§ **What the task asks**: Quote the listing below in its entirety, omitting every image.
"""
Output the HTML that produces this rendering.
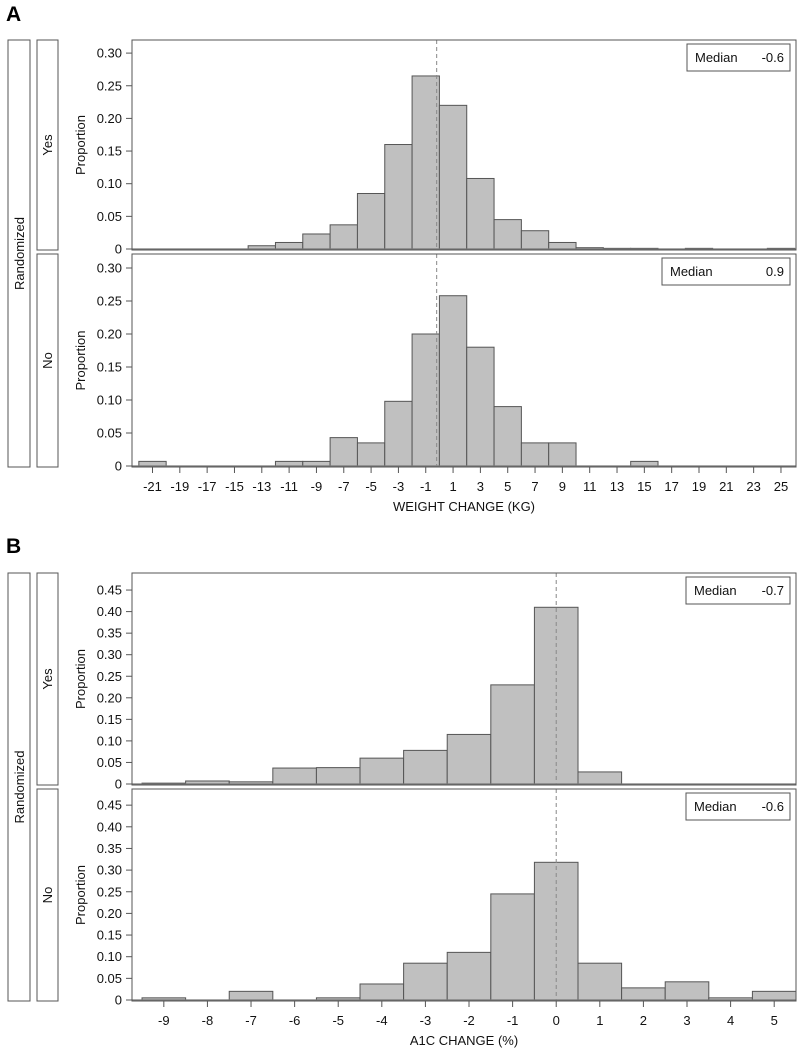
<!DOCTYPE html>
<html><head><meta charset="utf-8"><style>
body{margin:0;background:#fff;}
svg{display:block;font-family:"Liberation Sans",Arial,sans-serif;}
</style></head><body>
<svg id="chart" width="797" height="1050" xmlns="http://www.w3.org/2000/svg">
<text x="6" y="21" font-size="21" font-weight="bold">A</text>
<text x="6" y="553" font-size="21" font-weight="bold">B</text>
</svg>
<script>
// Panel A data (weight change, bins of 2 kg centered at odd values)
const weightCenters = [-21,-19,-17,-15,-13,-11,-9,-7,-5,-3,-1,1,3,5,7,9,11,13,15,17,19,21,23,25];
const weightYes = [0,0,0,0,0.005,0.01,0.023,0.037,0.085,0.16,0.265,0.22,0.108,0.045,0.028,0.01,0.002,0.001,0.001,0,0.001,0,0,0.001];
const weightNo = [0.007,0,0,0,0,0.007,0.007,0.043,0.035,0.098,0.2,0.258,0.18,0.09,0.035,0.035,0,0,0.007,0,0,0,0,0];
const weightYTicks = [0,0.05,0.10,0.15,0.20,0.25,0.30];
const weightYLabels = ["0","0.05","0.10","0.15","0.20","0.25","0.30"];
const weightMedians = ["-0.6","0.9"];
// Panel B data (A1C change, bins of 1% centered at integers)
const a1cCenters = [-9,-8,-7,-6,-5,-4,-3,-2,-1,0,1,2,3,4,5];
const a1cYes = [0.002,0.007,0.005,0.037,0.038,0.06,0.078,0.115,0.23,0.41,0.028,0,0,0,0];
const a1cNo = [0.005,0,0.02,0,0.005,0.037,0.085,0.11,0.245,0.318,0.085,0.028,0.042,0.005,0.02];
const a1cYTicks = [0,0.05,0.10,0.15,0.20,0.25,0.30,0.35,0.40,0.45];
const a1cYLabels = ["0","0.05","0.10","0.15","0.20","0.25","0.30","0.35","0.40","0.45"];
const a1cMedians = ["-0.7","-0.6"];

const svg = document.getElementById('chart');
const NS = 'http://www.w3.org/2000/svg';
function mk(tag, attrs, parent){
  const e = document.createElementNS(NS, tag);
  for (const k in attrs) e.setAttribute(k, attrs[k]);
  (parent||svg).appendChild(e);
  return e;
}
const PL = 132, PR = 796;

function figure(cfg){
  const xs = v => PL + (v - cfg.xmin) / (cfg.xmax - cfg.xmin) * (PR - PL);
  const s1 = mk('rect',{x:8,y:cfg.panels[0].top,width:22,height:cfg.panels[1].bottom-cfg.panels[0].top,fill:'#fff',stroke:'#555'});
  
  
  const mid = (cfg.panels[0].top+cfg.panels[1].bottom)/2;
  const t1 = mk('text',{x:0,y:0,'font-size':13,'text-anchor':'middle',transform:`translate(24,${mid}) rotate(-90)`,fill:'#111'});
  t1.textContent = 'Randomized';
  
  
  cfg.panels.forEach((p, i) => {
    const ys = v => p.y0 - v * p.scale;
    const g = mk('g',{});
    
    
    const st = mk('rect',{x:37,y:p.top,width:21,height:p.bottom-p.top,fill:'#fff',stroke:'#555'},g);
    
    
    const sl = mk('text',{x:0,y:0,'font-size':13,'text-anchor':'middle',transform:`translate(52,${(p.top+p.bottom)/2}) rotate(-90)`,fill:'#111'},g);
    sl.textContent = p.name;
    
    
    const yl = mk('text',{x:0,y:0,'font-size':13,'text-anchor':'middle',transform:`translate(85,${(p.top+p.bottom)/2}) rotate(-90)`,fill:'#111'},g);
    yl.textContent = 'Proportion';
    
    
    p.values.forEach((v, j) => {
      const c = cfg.centers[j];
      if (v <= 0) return;
      const x0 = xs(c - cfg.bw/2), x1 = xs(c + cfg.bw/2);
      const b = mk('rect',{x:x0,y:ys(v),width:x1-x0,height:p.y0-ys(v),fill:'#c0c0c0',stroke:'#555','stroke-width':1},g);
      
      
    });
    mk('line',{x1:PL,x2:PR,y1:p.y0,y2:p.y0,stroke:'#777','stroke-width':1.3},g);
    const ml = mk('line',{x1:xs(cfg.medX),x2:xs(cfg.medX),y1:p.top,y2:p.y0,stroke:'#888','stroke-dasharray':'4,3'},g);
    
    
    const bx = mk('rect',{x:PL,y:p.top,width:PR-PL,height:p.bottom-p.top,fill:'none',stroke:'#555'},g);
    
    
    cfg.yTicks.forEach((t, k) => {
      const y = ys(t);
      mk('line',{x1:126,x2:PL,y1:y,y2:y,stroke:'#555'},g);
      const tl = mk('text',{x:122,y:y+4.5,'font-size':13,'text-anchor':'end',fill:'#111'},g);
      tl.textContent = cfg.yLabels[k];
      
      
    });
    const lg = mk('g',{},g);
    
    
    mk('rect',{x:p.legX,y:p.top+4,width:790-p.legX,height:27,fill:'#fff',stroke:'#555'},lg);
    const lt = mk('text',{x:p.legX+8,y:p.top+22,'font-size':13,fill:'#111'},lg);
    lt.textContent = 'Median';
    const lv = mk('text',{x:784,y:p.top+22,'font-size':13,'text-anchor':'end',fill:'#111'},lg);
    lv.textContent = cfg.medians[i];
    
    
  });
  const last = cfg.panels[1];
  cfg.xTicks.forEach(t => {
    const x = xs(t);
    mk('line',{x1:x,x2:x,y1:last.bottom,y2:last.bottom+6,stroke:'#555'});
    const tl = mk('text',{x:x,y:last.bottom+24,'font-size':13,'text-anchor':'middle',fill:'#111'});
    tl.textContent = String(t);
    
    
  });
  const xt = mk('text',{x:(PL+PR)/2,y:last.bottom+44,'font-size':13,'text-anchor':'middle',fill:'#111'});
  xt.textContent = cfg.xTitle;
  
  
}

figure({id:'weight', xmin:-22.5, xmax:26.1, bw:2, centers:weightCenters, medX:-0.2,
  xTicks:weightCenters, yTicks:weightYTicks, yLabels:weightYLabels, medians:weightMedians,
  xTitle:'WEIGHT CHANGE (KG)',
  panels:[
    {name:'Yes', top:40, bottom:250, y0:249, scale:653, values:weightYes, legX:687},
    {name:'No', top:254, bottom:467, y0:466, scale:660, values:weightNo, legX:662}
  ]});
figure({id:'a1c', xmin:-9.73, xmax:5.5, bw:1, centers:a1cCenters, medX:0,
  xTicks:a1cCenters, yTicks:a1cYTicks, yLabels:a1cYLabels, medians:a1cMedians,
  xTitle:'A1C CHANGE (%)',
  panels:[
    {name:'Yes', top:573, bottom:785, y0:784, scale:431, values:a1cYes, legX:686},
    {name:'No', top:789, bottom:1001, y0:1000, scale:433, values:a1cNo, legX:686}
  ]});
</script>
</body></html>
"""
§ **The solution**:
Output the HTML that produces this rendering.
<!DOCTYPE html>
<html><head><meta charset="utf-8"><style>
body{margin:0;background:#fff;}
svg{display:block;font-family:"Liberation Sans",Arial,sans-serif;}
</style></head><body>
<svg id="chart" width="797" height="1050" xmlns="http://www.w3.org/2000/svg">
<text x="6" y="21" font-size="21" font-weight="bold">A</text>
<text x="6" y="553" font-size="21" font-weight="bold">B</text>
</svg>
<script>
// Panel A data (weight change, bins of 2 kg centered at odd values)
const weightCenters = [-21,-19,-17,-15,-13,-11,-9,-7,-5,-3,-1,1,3,5,7,9,11,13,15,17,19,21,23,25];
const weightYes = [0,0,0,0,0.005,0.01,0.023,0.037,0.085,0.16,0.265,0.22,0.108,0.045,0.028,0.01,0.002,0.001,0.001,0,0.001,0,0,0.001];
const weightNo = [0.007,0,0,0,0,0.007,0.007,0.043,0.035,0.098,0.2,0.258,0.18,0.09,0.035,0.035,0,0,0.007,0,0,0,0,0];
const weightYTicks = [0,0.05,0.10,0.15,0.20,0.25,0.30];
const weightYLabels = ["0","0.05","0.10","0.15","0.20","0.25","0.30"];
const weightMedians = ["-0.6","0.9"];
// Panel B data (A1C change, bins of 1% centered at integers)
const a1cCenters = [-9,-8,-7,-6,-5,-4,-3,-2,-1,0,1,2,3,4,5];
const a1cYes = [0.002,0.007,0.005,0.037,0.038,0.06,0.078,0.115,0.23,0.41,0.028,0,0,0,0];
const a1cNo = [0.005,0,0.02,0,0.005,0.037,0.085,0.11,0.245,0.318,0.085,0.028,0.042,0.005,0.02];
const a1cYTicks = [0,0.05,0.10,0.15,0.20,0.25,0.30,0.35,0.40,0.45];
const a1cYLabels = ["0","0.05","0.10","0.15","0.20","0.25","0.30","0.35","0.40","0.45"];
const a1cMedians = ["-0.7","-0.6"];

const svg = document.getElementById('chart');
const NS = 'http://www.w3.org/2000/svg';
function mk(tag, attrs, parent){
  const e = document.createElementNS(NS, tag);
  for (const k in attrs) e.setAttribute(k, attrs[k]);
  (parent||svg).appendChild(e);
  return e;
}
const PL = 132, PR = 796;

function figure(cfg){
  const xs = v => PL + (v - cfg.xmin) / (cfg.xmax - cfg.xmin) * (PR - PL);
  const s1 = mk('rect',{x:8,y:cfg.panels[0].top,width:22,height:cfg.panels[1].bottom-cfg.panels[0].top,fill:'#fff',stroke:'#555'});
  
  
  const mid = (cfg.panels[0].top+cfg.panels[1].bottom)/2;
  const t1 = mk('text',{x:0,y:0,'font-size':13,'text-anchor':'middle',transform:`translate(24,${mid}) rotate(-90)`,fill:'#111'});
  t1.textContent = 'Randomized';
  
  
  cfg.panels.forEach((p, i) => {
    const ys = v => p.y0 - v * p.scale;
    const g = mk('g',{});
    
    
    const st = mk('rect',{x:37,y:p.top,width:21,height:p.bottom-p.top,fill:'#fff',stroke:'#555'},g);
    
    
    const sl = mk('text',{x:0,y:0,'font-size':13,'text-anchor':'middle',transform:`translate(52,${(p.top+p.bottom)/2}) rotate(-90)`,fill:'#111'},g);
    sl.textContent = p.name;
    
    
    const yl = mk('text',{x:0,y:0,'font-size':13,'text-anchor':'middle',transform:`translate(85,${(p.top+p.bottom)/2}) rotate(-90)`,fill:'#111'},g);
    yl.textContent = 'Proportion';
    
    
    p.values.forEach((v, j) => {
      const c = cfg.centers[j];
      if (v <= 0) return;
      const x0 = xs(c - cfg.bw/2), x1 = xs(c + cfg.bw/2);
      const b = mk('rect',{x:x0,y:ys(v),width:x1-x0,height:p.y0-ys(v),fill:'#c0c0c0',stroke:'#555','stroke-width':1},g);
      
      
    });
    mk('line',{x1:PL,x2:PR,y1:p.y0,y2:p.y0,stroke:'#777','stroke-width':1.3},g);
    const ml = mk('line',{x1:xs(cfg.medX),x2:xs(cfg.medX),y1:p.top,y2:p.y0,stroke:'#888','stroke-dasharray':'4,3'},g);
    
    
    const bx = mk('rect',{x:PL,y:p.top,width:PR-PL,height:p.bottom-p.top,fill:'none',stroke:'#555'},g);
    
    
    cfg.yTicks.forEach((t, k) => {
      const y = ys(t);
      mk('line',{x1:126,x2:PL,y1:y,y2:y,stroke:'#555'},g);
      const tl = mk('text',{x:122,y:y+4.5,'font-size':13,'text-anchor':'end',fill:'#111'},g);
      tl.textContent = cfg.yLabels[k];
      
      
    });
    const lg = mk('g',{},g);
    
    
    mk('rect',{x:p.legX,y:p.top+4,width:790-p.legX,height:27,fill:'#fff',stroke:'#555'},lg);
    const lt = mk('text',{x:p.legX+8,y:p.top+22,'font-size':13,fill:'#111'},lg);
    lt.textContent = 'Median';
    const lv = mk('text',{x:784,y:p.top+22,'font-size':13,'text-anchor':'end',fill:'#111'},lg);
    lv.textContent = cfg.medians[i];
    
    
  });
  const last = cfg.panels[1];
  cfg.xTicks.forEach(t => {
    const x = xs(t);
    mk('line',{x1:x,x2:x,y1:last.bottom,y2:last.bottom+6,stroke:'#555'});
    const tl = mk('text',{x:x,y:last.bottom+24,'font-size':13,'text-anchor':'middle',fill:'#111'});
    tl.textContent = String(t);
    
    
  });
  const xt = mk('text',{x:(PL+PR)/2,y:last.bottom+44,'font-size':13,'text-anchor':'middle',fill:'#111'});
  xt.textContent = cfg.xTitle;
  
  
}

figure({id:'weight', xmin:-22.5, xmax:26.1, bw:2, centers:weightCenters, medX:-0.2,
  xTicks:weightCenters, yTicks:weightYTicks, yLabels:weightYLabels, medians:weightMedians,
  xTitle:'WEIGHT CHANGE (KG)',
  panels:[
    {name:'Yes', top:40, bottom:250, y0:249, scale:653, values:weightYes, legX:687},
    {name:'No', top:254, bottom:467, y0:466, scale:660, values:weightNo, legX:662}
  ]});
figure({id:'a1c', xmin:-9.73, xmax:5.5, bw:1, centers:a1cCenters, medX:0,
  xTicks:a1cCenters, yTicks:a1cYTicks, yLabels:a1cYLabels, medians:a1cMedians,
  xTitle:'A1C CHANGE (%)',
  panels:[
    {name:'Yes', top:573, bottom:785, y0:784, scale:431, values:a1cYes, legX:686},
    {name:'No', top:789, bottom:1001, y0:1000, scale:433, values:a1cNo, legX:686}
  ]});
</script>
</body></html>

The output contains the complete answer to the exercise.